London street artist Pegasus paints Coronation tribute in Highbury and Islington

·3-min read
Pegasus has unveiled a Sex Pistols Coronation tribute to the King  (Pegasus)
Pegasus has unveiled a Sex Pistols Coronation tribute to the King (Pegasus)

Prolific street artist Pegasus has given the King a “Sex Pistols twist” in his pop art Coronation tribute unveiled in north London.

The artwork, created over the course of three hours outside the N7 collective in Highbury and Islington, draws inspiration from the Sex Pistols’ original God Save The Queen artwork and Jean-Michel Basquiat’s crown motif.

The self-proclaimed “massive fan” of Eighties and Nineties pop art wanted to create “this new kind of pop icon in King Charles by adding that Basquiat touch”.

A young King is depicted wearing a pin earring and choker collar as a nod to London’s punk movement and the artist’s previous punk-based works of the late Queen.

With Pegasus newly signed to Clarendon Fine Art, and nine of his artworks already in their possession, the Coronation piece is expected to list “eventually” for about £4,750.

“With my previous images of the Queen, I’ve always wanted to make her look a bit edgy,” Chris Turner, AKA Pegasus, told the Standard.

“I wanted to always make her have a little punk feel, so that’s kind of like my aesthetic when I’m painting the royals.

“I wanted to carry that on to King Charles. By adding the choker and the earring as well, it just nods to punk London.”

The King is wearing a Basquiat-esque crown with the symbols of some of the world’s largest religions, including Christianity, Judaism and Islam, reflecting Charles’ pledge to be “the defender of all faiths”.  The crown also has a globe to reflect his sustainability efforts.

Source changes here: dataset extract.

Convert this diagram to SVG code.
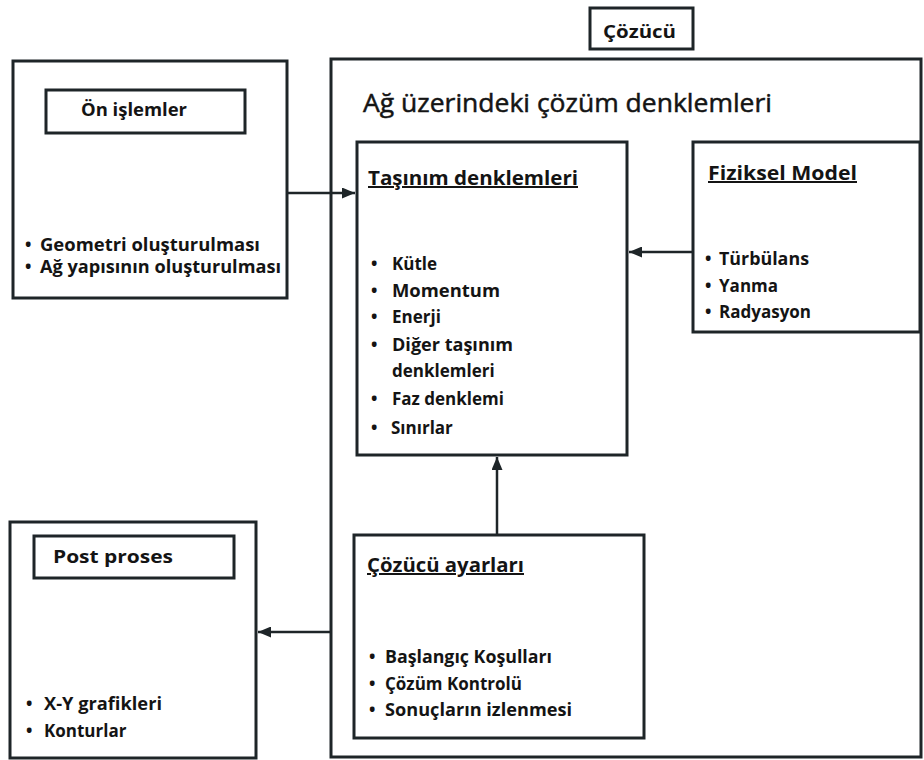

Harry and Meghan, left, and the King (Pegasus)
Harry and Meghan, left, and the King (Pegasus)

“Although I was trying to create this punk image I also wanted to put a little political message in there,” Mr Turner said.

“As we know, King Charles has always been very vocal about world religions coexisting together in peace and harmony, so that’s the reason for those three main religion symbols on his crown.

“And then the globe is just about how he is, in my eyes, the green King.”

The Union Flag was intentionally painted upside down to reflect the “distress in the ever posing question of the relevance of our monarchy in today’s society” and to highlight the challenges of the new King “in holding the commonwealth together”, Mr Turner said.

The artist will be “glued to the TV” on Saturday watching the Coronation procession and service.

“I just want to see the whole thing. Obviously I’ve never witnessed the Coronation before so this is historical for me. It’s very exciting.”

Mr Turner has painted a number of the royals before, including Queen Elizabeth II and a naked Duke and Duchess of Sussex.

With a lack of wall space for the painting, Mr Turner created the Harry and Meghan artwork on the back of a van and drove it around Buckingham Palace.

He said he was “almost arrested” for the stunt.

“At one point we got stopped and we were asked to get out of the van, they searched the back of the van and they were like, ‘Don’t come back here’. It was pretty scary,” he explained.

“There was no malice behind it anyway, it was all just kind of fun.”